Je n'ai qu'une seule chose à faire devant l'insondable violence et l'horreur diffuse cachées au sein de ce monde. Je n'ai qu'une seule chose à faire affolé par les monstres putrides tapis au fond des océans rougeoyant et affadis de Soleil, perdus dans des landes nauséabondes au brouillard accablant, enfouis dans de sombres et méphitiques cavernes, errant au cœur des plus hautes montagnes grises d'effroi, disséminés sur des landes improbables qu'aucun aventurier n'a jamais foulé, abîmés en chacun de nous sous la perception consciente de ce que l'on est. Je n'ai qu'une seule chose à faire !

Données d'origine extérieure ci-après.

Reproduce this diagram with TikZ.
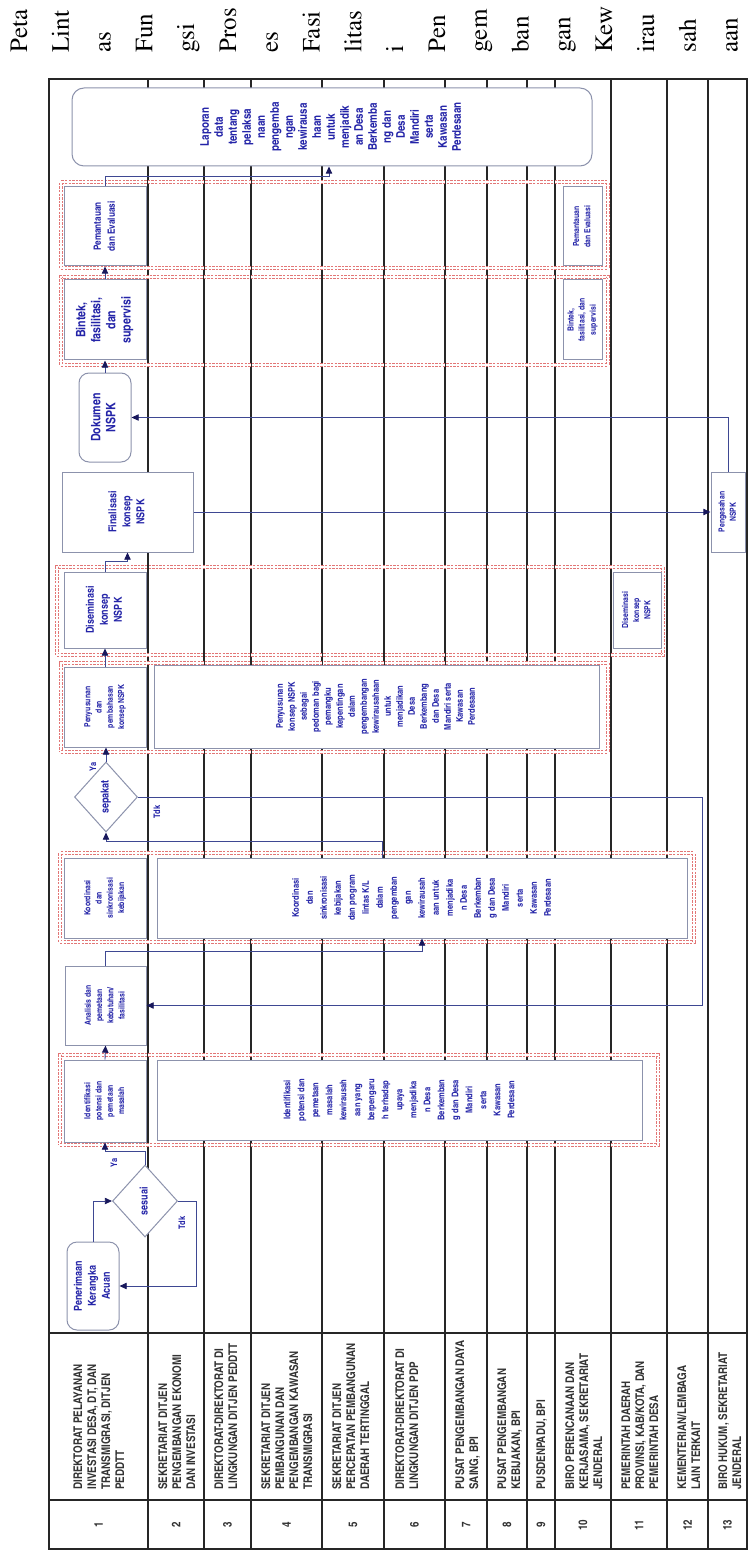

L'âme n'existe pas et le maelstrom, la bouillie informe et primordiale, ce que l'on pourrait peut être appeler le chaos d'inexistence dans lequel je vais me fondre ne me donnera rien. Rien non plus qui puisse me convaincre de rester en face de moi même à regarder le miroir et ce qui se cache là bas tout au fond derrière les brumes de la psychose, de la névrose. Comment ne pas devenir fou lorsque on est conscient de l'insipidité, de la vacuité. Impossible d'avoir accès à ce prétendu bonheur après lequel ils courent, qu'ils ont eu si souvent dans leurs mains mais qu'ils n'ont pas vu ou préféré ignorer. Conscience ou inconscience magnifiée par les plus grands théoriciens de la psychanalyse. Ils sont des béotiens ! L'âme ne s'étudie pas. Pire l'âme ou la conscience de la vie est inutile. Le monde doit être perçu et vécu de manière animale, sauvage, brute et sans calcul. Les hommes ont tout gâté. Vais-je laisser mon inconscient me piloter tel un robot inepte, incapable de se contrôler, de regarder la lumière du jour, de sourire à ces gens qui m'entourent et qui au bout finalement, inéluctablement, invraisemblablement... ne me sont rien...des fantômes comme moi errant dans une errance aveugle, ignare de cette malédiction de l'âme rongée de vers. Conscient ! Je suis imprégné, imbibé de l'horreur poignante. Elle me noie, nous noiera qu'ils le veuillent ou pas ! Parfois je comprends le vent, il me parait vivant. Il m'apporte des messages de paix, me fait du bien comme ces tâches de lumière qui me maculent le jour ou ces éclaboussures d'ombres qui me salissent au crépuscule mais dès que le noir revient la peur ancestrale s'insinue à nouveau en moi et soulève un peu plus ce malaise indéfinissable que je pensais oublié.
Un pas, l'anneau autour du cou, encore un pas, je tombe dans le grand trou noir du Soleil !
Chris Cornell se suicide par pendaison à l'âge de 52 ans dans la nuit du 17 au 18 mai 2017. Il tombe dans ce magnifique "Black hole sun" qu'il avait écrit et qui nous avalera tous.